▸ REQUIREMENTS
Without any pictures, restate the lines from the one containing "Write a component" to the one containing "Chart.register(...registerables);", word for word, ends included.

= = = = = = =

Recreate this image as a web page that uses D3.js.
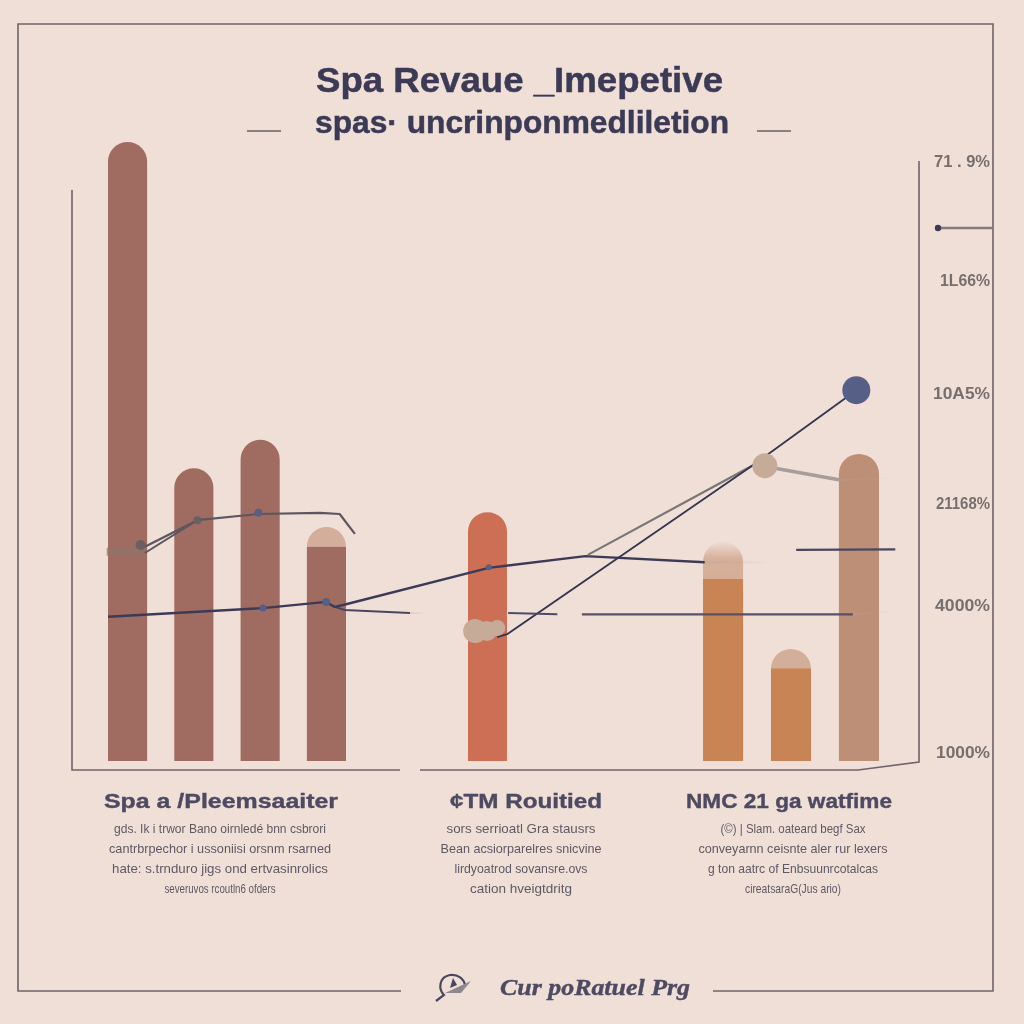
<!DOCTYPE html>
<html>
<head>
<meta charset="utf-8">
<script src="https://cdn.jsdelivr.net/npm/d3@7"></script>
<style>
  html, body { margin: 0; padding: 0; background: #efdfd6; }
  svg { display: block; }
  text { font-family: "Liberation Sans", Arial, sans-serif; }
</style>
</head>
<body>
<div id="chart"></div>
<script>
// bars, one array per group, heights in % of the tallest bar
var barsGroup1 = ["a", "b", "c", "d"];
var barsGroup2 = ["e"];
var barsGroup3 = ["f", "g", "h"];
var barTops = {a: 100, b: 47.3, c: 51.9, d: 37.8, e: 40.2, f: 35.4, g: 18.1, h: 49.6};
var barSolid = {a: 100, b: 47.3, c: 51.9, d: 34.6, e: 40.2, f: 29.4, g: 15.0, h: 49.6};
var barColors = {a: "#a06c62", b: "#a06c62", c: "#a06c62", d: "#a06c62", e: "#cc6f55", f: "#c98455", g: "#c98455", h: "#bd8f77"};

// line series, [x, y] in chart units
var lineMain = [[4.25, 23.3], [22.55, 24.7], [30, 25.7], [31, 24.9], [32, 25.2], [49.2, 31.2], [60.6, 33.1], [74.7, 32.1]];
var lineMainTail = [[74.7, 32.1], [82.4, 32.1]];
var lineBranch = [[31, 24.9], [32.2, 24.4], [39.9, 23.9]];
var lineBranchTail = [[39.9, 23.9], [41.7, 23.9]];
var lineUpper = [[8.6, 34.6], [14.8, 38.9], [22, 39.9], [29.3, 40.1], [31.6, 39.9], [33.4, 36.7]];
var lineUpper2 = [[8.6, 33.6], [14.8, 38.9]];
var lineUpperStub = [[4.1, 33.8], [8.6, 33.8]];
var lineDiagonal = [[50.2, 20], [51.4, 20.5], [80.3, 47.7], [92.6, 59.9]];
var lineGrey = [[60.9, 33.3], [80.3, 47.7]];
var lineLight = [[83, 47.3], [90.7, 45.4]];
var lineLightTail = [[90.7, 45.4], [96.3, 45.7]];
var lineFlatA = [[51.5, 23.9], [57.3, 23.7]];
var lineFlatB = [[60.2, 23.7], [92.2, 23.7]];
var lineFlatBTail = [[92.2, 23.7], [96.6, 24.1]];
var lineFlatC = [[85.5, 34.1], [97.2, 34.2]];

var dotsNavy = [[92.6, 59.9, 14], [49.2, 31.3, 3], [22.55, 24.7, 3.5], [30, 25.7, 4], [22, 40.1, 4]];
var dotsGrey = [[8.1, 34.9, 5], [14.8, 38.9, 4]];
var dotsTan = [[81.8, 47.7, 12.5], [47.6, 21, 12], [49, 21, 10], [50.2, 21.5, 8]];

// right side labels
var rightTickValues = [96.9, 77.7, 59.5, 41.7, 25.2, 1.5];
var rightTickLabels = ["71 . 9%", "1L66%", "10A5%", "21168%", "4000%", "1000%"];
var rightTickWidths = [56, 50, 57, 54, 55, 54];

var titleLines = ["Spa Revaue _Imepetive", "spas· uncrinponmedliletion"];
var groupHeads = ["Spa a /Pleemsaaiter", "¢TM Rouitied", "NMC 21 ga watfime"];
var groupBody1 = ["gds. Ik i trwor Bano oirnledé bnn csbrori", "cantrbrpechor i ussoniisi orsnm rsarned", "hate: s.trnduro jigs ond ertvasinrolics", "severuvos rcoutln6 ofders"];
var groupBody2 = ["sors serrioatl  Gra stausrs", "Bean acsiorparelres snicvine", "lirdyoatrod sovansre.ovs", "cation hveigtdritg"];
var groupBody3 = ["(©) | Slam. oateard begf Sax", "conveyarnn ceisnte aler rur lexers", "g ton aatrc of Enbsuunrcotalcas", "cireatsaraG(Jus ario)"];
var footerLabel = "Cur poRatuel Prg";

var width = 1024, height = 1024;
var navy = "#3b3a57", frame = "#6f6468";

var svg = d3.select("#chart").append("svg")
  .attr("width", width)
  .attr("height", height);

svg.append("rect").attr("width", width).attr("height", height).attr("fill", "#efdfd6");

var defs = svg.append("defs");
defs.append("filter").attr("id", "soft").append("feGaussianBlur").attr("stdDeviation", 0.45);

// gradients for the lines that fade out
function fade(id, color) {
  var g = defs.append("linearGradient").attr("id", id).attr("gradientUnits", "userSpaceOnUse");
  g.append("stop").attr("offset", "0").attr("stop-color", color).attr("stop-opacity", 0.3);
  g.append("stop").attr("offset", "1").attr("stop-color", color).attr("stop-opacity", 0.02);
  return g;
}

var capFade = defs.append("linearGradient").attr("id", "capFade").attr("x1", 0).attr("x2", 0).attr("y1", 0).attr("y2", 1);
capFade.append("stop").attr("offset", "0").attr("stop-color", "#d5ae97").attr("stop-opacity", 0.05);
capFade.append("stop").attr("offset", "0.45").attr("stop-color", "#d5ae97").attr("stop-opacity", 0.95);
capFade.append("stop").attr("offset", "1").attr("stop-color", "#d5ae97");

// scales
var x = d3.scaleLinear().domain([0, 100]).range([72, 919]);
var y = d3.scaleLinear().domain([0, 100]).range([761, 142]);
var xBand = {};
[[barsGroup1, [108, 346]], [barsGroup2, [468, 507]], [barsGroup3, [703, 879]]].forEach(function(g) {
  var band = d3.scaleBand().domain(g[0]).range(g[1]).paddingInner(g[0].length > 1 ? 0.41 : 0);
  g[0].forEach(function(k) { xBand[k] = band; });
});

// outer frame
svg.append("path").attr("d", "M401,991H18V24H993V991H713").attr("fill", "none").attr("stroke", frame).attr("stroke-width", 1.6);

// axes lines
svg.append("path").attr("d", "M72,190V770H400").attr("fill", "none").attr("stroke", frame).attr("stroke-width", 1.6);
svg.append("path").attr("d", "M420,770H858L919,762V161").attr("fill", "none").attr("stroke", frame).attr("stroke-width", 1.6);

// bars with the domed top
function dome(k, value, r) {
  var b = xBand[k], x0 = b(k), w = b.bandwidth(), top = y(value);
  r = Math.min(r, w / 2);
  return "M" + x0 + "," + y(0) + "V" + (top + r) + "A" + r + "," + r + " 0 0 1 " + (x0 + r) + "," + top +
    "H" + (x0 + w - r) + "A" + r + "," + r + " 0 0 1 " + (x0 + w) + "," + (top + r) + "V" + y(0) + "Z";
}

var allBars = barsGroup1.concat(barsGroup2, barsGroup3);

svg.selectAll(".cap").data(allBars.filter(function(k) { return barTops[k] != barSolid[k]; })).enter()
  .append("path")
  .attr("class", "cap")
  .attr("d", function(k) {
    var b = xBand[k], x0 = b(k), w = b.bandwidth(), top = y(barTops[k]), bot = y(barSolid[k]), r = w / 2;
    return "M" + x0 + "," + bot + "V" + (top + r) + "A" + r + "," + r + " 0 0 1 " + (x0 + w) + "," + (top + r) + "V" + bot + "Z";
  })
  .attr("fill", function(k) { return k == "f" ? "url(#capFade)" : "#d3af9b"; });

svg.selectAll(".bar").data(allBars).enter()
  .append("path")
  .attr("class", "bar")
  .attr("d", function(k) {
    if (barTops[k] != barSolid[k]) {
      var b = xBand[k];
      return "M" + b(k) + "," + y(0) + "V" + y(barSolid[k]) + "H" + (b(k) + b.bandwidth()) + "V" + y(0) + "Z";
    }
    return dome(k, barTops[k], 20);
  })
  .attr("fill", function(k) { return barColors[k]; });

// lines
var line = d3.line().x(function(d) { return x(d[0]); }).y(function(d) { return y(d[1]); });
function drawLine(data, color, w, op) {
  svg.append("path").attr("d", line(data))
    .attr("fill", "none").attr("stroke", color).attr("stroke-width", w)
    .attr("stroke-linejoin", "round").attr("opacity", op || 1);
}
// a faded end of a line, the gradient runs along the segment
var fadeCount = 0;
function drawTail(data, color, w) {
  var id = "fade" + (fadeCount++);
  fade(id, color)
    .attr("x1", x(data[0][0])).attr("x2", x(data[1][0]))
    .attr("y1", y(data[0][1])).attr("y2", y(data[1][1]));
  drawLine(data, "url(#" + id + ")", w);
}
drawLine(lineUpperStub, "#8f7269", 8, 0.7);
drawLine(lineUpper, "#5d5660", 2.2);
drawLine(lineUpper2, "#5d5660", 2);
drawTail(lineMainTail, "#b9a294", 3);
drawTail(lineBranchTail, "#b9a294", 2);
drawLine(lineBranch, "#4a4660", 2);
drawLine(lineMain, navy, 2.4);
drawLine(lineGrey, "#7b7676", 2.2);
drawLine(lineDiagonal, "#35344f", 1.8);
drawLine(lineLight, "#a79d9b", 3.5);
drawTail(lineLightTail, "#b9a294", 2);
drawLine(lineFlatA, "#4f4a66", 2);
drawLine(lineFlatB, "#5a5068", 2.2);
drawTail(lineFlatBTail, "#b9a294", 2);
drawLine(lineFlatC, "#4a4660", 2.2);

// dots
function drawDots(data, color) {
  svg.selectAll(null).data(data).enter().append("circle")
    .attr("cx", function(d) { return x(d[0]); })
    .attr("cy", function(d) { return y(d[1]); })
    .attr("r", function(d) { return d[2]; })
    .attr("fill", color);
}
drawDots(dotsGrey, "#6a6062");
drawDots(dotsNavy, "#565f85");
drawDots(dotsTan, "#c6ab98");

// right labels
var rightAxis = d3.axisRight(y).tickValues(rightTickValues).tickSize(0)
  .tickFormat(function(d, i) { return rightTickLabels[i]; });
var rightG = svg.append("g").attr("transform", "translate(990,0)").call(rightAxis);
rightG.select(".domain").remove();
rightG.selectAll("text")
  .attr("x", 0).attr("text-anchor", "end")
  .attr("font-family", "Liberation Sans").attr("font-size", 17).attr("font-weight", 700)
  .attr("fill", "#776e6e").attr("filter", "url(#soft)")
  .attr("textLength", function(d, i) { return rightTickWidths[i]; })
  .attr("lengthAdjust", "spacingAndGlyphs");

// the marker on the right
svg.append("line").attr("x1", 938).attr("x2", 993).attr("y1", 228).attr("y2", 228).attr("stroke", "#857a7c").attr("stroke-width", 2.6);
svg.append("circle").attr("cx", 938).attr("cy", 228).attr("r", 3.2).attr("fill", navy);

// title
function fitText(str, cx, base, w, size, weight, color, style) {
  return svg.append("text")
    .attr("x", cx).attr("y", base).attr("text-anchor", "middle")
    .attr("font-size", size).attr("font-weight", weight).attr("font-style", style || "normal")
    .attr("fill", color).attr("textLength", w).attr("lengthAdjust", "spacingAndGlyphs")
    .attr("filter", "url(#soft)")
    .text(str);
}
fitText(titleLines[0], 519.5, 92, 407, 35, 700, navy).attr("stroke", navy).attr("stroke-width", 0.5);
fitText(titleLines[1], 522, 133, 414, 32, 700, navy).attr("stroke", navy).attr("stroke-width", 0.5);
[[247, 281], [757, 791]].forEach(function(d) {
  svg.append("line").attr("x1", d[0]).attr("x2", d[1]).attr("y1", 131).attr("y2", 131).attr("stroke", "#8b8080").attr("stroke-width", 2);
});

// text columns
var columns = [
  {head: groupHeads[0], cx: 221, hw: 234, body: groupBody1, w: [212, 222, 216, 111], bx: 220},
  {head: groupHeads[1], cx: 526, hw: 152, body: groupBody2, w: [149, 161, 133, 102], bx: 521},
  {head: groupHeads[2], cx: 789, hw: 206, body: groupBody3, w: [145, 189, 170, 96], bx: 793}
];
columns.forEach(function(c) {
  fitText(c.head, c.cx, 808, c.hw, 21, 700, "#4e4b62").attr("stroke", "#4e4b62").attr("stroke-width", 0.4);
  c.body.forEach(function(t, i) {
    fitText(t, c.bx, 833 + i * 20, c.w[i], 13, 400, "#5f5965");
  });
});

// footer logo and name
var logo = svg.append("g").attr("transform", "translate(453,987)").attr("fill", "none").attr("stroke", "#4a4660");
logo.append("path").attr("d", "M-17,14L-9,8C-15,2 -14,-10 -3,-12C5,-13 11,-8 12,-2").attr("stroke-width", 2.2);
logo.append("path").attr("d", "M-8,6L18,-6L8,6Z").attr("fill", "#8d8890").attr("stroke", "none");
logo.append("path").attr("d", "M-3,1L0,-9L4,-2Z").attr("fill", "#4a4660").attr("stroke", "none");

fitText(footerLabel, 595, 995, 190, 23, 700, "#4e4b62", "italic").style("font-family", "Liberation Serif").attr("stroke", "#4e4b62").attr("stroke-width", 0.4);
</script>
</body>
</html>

= = = = = = =

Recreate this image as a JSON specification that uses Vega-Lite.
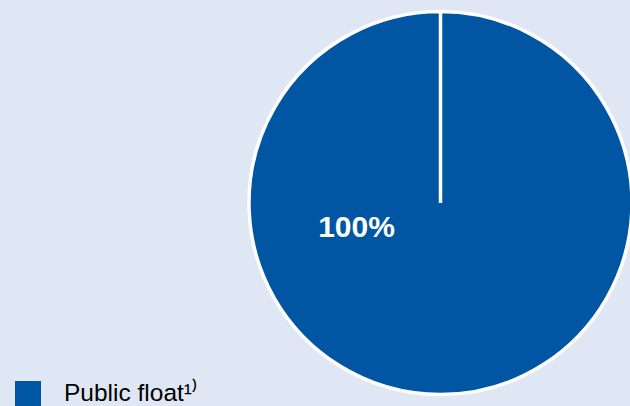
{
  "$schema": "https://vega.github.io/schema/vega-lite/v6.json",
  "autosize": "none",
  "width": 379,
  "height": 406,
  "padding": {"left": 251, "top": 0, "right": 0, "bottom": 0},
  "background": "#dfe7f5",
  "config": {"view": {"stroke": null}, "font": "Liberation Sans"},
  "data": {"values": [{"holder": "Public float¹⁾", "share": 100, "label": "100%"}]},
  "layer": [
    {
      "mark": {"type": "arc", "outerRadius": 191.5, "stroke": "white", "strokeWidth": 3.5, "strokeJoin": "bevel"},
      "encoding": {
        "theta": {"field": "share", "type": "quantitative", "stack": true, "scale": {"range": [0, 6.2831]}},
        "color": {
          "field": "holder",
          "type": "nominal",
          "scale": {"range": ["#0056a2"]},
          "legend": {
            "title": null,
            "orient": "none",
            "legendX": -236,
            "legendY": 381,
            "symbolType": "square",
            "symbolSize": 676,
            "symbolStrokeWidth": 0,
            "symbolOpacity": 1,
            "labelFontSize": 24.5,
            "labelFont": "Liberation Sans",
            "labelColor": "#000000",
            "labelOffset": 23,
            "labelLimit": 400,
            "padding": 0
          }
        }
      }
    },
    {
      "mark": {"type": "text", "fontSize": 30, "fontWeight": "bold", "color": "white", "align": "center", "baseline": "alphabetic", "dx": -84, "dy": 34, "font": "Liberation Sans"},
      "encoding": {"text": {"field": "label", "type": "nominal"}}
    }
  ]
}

= = = = = = =

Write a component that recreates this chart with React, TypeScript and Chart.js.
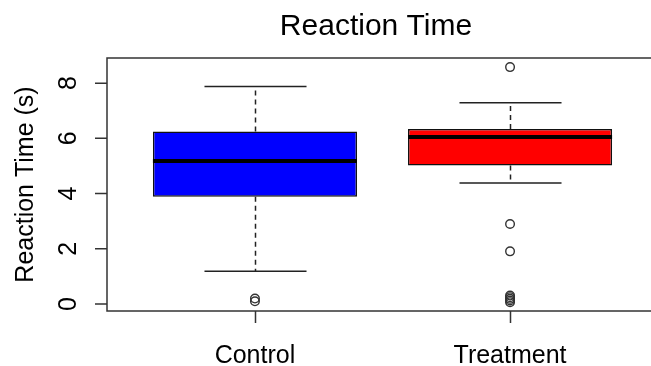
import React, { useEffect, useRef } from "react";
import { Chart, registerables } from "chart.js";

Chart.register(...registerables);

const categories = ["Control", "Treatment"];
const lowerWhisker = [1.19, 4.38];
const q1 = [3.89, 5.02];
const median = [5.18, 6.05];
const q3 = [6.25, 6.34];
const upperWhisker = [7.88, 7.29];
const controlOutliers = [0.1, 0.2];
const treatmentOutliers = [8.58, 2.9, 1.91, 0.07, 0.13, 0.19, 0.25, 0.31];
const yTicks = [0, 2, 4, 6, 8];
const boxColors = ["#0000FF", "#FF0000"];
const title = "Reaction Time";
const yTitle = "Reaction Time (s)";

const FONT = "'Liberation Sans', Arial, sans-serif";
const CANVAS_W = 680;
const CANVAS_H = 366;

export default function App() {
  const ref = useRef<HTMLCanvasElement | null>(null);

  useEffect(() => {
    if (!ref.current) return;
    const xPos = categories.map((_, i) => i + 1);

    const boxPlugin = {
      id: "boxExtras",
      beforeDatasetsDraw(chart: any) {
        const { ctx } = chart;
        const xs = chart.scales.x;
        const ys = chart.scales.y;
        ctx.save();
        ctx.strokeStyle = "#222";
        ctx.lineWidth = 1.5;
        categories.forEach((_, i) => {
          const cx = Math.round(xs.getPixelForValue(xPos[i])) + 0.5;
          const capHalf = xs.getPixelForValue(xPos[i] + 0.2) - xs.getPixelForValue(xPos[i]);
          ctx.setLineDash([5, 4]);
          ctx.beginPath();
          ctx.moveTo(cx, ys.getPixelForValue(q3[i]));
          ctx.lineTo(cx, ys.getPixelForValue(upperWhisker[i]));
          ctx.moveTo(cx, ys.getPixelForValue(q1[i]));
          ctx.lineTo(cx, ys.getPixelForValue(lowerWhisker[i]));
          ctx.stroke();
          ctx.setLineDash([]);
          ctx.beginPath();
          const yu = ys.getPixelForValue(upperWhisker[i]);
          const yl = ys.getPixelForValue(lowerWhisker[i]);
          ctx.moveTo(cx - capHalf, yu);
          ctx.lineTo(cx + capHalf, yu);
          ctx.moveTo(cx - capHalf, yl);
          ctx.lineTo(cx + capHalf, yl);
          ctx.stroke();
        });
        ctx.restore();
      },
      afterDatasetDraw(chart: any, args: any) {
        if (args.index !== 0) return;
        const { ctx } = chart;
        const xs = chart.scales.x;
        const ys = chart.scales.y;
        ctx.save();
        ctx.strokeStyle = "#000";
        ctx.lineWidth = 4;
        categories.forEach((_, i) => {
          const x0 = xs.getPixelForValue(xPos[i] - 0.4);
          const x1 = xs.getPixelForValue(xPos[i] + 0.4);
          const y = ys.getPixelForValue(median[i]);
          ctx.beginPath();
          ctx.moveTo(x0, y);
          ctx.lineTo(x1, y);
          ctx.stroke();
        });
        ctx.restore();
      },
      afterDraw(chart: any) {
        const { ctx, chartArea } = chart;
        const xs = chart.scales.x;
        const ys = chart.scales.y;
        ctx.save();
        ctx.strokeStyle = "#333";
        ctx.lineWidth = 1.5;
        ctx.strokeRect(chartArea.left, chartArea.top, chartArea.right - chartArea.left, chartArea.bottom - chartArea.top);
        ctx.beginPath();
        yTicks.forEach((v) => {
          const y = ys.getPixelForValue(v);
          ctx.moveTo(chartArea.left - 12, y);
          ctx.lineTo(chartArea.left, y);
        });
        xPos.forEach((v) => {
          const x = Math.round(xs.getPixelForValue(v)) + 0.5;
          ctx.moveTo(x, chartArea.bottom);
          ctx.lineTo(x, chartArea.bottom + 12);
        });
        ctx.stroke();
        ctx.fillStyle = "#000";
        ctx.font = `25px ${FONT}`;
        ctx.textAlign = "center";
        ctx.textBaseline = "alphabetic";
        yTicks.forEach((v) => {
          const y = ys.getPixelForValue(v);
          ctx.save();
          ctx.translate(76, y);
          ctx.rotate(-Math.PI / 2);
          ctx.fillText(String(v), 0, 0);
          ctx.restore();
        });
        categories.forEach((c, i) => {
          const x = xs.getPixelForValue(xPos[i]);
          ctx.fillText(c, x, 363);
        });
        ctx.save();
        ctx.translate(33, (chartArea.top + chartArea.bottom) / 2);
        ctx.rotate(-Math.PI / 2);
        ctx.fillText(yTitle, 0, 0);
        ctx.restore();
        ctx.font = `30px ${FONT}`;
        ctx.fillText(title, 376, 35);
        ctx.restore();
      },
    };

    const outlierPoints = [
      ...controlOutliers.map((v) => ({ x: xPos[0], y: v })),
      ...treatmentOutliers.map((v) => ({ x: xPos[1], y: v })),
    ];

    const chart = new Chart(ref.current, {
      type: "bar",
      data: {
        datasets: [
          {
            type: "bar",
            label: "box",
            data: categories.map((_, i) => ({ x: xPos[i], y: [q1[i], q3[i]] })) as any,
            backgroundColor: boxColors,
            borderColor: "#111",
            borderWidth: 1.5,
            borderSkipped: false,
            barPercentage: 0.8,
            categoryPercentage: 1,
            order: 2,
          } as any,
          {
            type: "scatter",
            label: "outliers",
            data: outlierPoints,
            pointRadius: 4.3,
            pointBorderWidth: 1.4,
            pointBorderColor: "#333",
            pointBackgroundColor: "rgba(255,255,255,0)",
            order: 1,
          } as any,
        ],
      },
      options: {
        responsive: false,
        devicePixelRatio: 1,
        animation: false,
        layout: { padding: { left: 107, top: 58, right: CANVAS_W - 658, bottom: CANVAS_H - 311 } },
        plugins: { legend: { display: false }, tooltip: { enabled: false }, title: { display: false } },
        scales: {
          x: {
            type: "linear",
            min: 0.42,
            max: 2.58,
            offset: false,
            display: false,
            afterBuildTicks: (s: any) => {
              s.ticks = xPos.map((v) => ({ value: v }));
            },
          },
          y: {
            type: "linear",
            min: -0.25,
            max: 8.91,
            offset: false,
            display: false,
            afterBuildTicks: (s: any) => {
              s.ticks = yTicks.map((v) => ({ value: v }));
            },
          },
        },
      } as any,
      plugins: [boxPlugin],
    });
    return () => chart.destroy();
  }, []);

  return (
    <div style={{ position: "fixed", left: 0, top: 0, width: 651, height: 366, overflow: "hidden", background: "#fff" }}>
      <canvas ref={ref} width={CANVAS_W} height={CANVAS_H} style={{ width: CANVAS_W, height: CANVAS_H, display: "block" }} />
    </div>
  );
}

= = = = = = =

▸ ANSWER
Write a component that recreates this chart with React, TypeScript and Chart.js.
import React, { useEffect, useRef } from "react";
import { Chart, registerables } from "chart.js";

Chart.register(...registerables);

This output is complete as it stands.